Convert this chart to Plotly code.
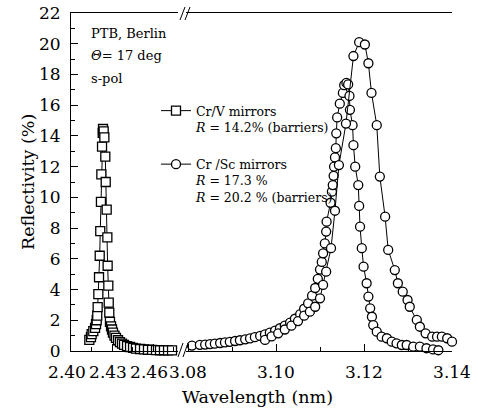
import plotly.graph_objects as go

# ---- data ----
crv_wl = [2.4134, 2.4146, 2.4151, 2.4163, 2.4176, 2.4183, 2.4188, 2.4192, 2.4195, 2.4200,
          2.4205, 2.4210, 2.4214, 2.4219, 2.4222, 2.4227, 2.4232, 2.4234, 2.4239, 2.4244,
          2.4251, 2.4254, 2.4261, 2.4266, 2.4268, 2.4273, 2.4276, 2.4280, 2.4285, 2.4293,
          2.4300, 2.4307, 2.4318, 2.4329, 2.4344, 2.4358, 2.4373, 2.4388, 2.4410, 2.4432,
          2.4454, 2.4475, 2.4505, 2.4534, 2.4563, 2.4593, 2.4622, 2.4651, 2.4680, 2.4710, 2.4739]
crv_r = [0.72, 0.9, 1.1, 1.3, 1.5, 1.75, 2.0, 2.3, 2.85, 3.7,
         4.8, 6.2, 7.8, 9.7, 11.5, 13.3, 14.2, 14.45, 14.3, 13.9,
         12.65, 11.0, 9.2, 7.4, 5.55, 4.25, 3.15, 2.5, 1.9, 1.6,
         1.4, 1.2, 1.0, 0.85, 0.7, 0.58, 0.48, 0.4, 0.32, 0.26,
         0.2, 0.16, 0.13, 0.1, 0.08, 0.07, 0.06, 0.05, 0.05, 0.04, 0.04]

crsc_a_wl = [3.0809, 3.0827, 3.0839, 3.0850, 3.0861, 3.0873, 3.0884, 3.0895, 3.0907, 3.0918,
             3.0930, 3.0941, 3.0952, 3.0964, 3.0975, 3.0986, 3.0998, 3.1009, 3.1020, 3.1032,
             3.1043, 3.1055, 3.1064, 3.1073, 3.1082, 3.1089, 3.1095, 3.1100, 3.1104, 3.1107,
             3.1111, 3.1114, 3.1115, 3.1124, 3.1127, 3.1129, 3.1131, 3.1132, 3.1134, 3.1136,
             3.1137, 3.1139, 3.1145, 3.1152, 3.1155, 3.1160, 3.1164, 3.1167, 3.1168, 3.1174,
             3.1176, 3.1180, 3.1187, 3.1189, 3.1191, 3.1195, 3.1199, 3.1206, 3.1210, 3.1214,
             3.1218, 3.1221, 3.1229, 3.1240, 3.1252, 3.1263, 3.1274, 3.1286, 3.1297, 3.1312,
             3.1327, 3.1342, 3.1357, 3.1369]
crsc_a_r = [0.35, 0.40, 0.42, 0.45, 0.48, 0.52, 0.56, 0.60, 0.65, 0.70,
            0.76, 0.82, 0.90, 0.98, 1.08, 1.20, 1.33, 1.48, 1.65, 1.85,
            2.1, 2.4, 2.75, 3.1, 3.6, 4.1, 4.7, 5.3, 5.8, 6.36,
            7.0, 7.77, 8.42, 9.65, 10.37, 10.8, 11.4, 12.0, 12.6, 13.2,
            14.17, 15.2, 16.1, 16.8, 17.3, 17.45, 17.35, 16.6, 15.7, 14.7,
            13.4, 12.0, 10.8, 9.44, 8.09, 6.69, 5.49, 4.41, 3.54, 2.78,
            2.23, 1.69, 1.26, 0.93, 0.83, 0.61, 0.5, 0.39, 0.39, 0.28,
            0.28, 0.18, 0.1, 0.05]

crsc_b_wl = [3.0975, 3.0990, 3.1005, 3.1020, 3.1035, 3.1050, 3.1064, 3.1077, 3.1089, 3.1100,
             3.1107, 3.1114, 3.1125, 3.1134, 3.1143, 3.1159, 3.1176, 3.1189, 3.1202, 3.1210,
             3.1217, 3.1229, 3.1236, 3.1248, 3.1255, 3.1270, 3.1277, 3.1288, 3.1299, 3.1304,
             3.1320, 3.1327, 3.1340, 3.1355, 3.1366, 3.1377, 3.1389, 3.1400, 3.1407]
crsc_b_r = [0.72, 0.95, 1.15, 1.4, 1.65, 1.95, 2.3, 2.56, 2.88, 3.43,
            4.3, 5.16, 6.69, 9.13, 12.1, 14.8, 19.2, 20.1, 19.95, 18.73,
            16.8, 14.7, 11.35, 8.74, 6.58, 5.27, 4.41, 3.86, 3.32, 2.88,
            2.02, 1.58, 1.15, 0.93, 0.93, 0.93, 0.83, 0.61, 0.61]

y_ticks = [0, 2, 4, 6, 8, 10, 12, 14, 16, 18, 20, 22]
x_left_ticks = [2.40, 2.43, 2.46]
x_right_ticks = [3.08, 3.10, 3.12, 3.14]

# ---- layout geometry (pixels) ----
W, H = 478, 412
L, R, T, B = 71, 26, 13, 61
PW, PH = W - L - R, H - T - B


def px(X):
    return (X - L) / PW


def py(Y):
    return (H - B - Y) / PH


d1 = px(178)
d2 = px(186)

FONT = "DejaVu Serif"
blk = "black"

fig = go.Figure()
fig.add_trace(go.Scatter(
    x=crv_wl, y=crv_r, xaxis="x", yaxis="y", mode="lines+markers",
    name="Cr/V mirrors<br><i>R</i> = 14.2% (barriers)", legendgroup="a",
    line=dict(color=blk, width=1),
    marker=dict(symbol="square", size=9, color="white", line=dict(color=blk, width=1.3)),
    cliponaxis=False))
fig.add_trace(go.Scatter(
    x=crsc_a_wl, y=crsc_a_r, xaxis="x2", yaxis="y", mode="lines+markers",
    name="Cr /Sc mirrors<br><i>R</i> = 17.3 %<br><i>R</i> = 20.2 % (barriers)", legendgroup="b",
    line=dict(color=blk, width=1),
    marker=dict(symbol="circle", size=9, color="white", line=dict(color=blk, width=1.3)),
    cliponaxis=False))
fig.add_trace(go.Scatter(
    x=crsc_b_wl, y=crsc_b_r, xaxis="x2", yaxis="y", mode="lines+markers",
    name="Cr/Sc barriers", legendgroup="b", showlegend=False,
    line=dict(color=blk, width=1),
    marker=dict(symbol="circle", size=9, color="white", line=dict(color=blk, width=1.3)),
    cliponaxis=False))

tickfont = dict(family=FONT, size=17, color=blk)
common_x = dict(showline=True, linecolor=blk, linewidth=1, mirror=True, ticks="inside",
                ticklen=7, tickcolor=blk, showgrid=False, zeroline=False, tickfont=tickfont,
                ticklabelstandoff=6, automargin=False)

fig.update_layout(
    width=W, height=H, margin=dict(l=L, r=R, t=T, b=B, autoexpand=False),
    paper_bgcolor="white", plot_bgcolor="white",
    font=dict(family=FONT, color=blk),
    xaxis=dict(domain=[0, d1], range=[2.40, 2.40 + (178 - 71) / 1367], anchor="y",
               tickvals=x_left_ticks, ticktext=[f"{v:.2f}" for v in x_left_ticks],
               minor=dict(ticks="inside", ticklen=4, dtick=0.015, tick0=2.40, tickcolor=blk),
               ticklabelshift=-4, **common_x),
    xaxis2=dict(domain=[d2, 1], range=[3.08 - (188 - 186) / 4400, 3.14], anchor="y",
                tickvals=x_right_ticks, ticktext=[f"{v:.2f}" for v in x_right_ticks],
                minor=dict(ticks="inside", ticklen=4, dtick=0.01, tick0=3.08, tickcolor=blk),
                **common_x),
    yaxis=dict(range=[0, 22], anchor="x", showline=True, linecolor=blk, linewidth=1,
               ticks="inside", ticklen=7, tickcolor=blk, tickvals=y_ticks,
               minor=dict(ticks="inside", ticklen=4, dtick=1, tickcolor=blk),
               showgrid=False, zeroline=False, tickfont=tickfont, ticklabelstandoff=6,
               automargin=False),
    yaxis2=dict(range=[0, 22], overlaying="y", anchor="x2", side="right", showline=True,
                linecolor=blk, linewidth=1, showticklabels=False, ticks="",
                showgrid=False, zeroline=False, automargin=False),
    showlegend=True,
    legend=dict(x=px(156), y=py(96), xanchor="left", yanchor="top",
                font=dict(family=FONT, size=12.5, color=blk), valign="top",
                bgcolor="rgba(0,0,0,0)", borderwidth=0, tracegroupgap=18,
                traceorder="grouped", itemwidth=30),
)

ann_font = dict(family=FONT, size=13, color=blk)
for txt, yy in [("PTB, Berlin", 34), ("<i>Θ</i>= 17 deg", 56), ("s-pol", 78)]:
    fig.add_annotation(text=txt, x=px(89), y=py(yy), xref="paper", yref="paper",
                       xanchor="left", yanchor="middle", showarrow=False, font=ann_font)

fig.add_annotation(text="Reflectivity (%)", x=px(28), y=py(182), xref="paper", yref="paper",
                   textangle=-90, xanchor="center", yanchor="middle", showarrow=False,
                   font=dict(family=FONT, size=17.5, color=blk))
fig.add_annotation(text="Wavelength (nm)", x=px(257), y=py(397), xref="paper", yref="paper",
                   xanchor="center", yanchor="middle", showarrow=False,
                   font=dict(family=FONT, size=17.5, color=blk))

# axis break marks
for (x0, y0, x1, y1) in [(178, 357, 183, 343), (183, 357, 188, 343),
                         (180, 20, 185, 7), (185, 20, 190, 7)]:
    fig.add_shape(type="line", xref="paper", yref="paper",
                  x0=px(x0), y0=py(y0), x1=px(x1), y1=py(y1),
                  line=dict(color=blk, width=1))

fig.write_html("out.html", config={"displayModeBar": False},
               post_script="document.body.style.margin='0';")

## Stated exercise
Repeat, word for word and with no pictures, only the lines running from the beginning of the data to the line that contains "import plotly.graph_objects as go".

## Written answer
Convert this chart to Plotly code.
import plotly.graph_objects as go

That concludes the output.